The narrative delves into the aftermath of this encounter, exploring themes of trauma, guilt, and societal judgment. It portrays the psychological turmoil experienced by both the victims and the perpetrators, highlighting the complexities of human behaviour and the consequences of one's actions.

== Production ==
The title of the film was officially announced on 28 November 2022. The first look poster was released on 18 August 2023 by megastar Mammootty through his social media handles.

=== Filming ===
The makers started the principal photography on 1 December 2022 with the switch-on ceremony and completed it on 30 December 2022. It took 30 days to complete the shoot.
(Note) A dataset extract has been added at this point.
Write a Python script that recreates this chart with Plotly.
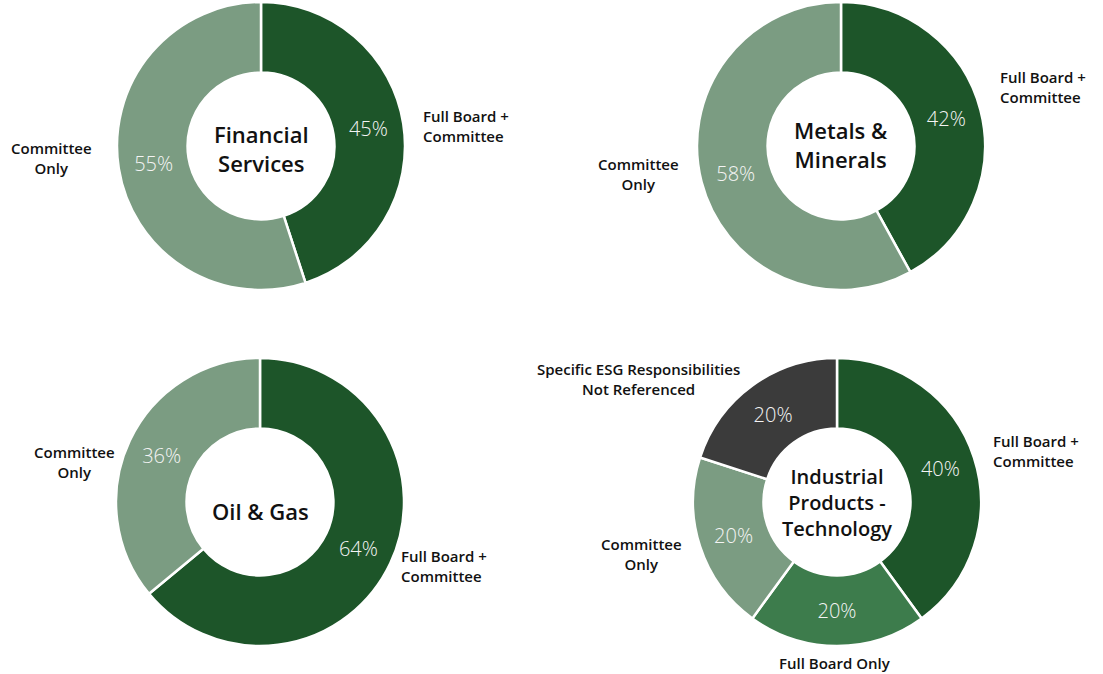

The major shooting was completed in Thiruvananthapuram, Ponmudi, Kallar, and Vithura.

==Music==

The original background score and songs are composed by Bijibal. The lyrics were penned by B. K. Harinarayanan. The song "Oru Kattu
Pathayil" was sung by Ranjith Jayaraman. The music rights of the film were bagged by Manorama Music and Songs.

Track listing
| No. | Title | Lyrics | Music | Singer(s) | Length |
|---|---|---|---|---|---|
| 1. | "Tharakam Pole" | B. K. Harinarayanan | Bijibal | Najim Arshad | 2:40 |
| 2. | "Anthikallu Pole" | B. K. Harinarayanan | Bijibal | Jaison J. Nair Antony Michael | 2:32 |
| 3. | "Oru Kaattu Pathayil" | B. K. Harinarayanan | Bijibal | Ranjith Jayaraman | 4:06 |
| Total length: |  |  |  |  | 8:78 |

==Release==
The film was released on 15 September 2023. The official trailer and the release date have been announced by Dulquer Salmaan through social media handles.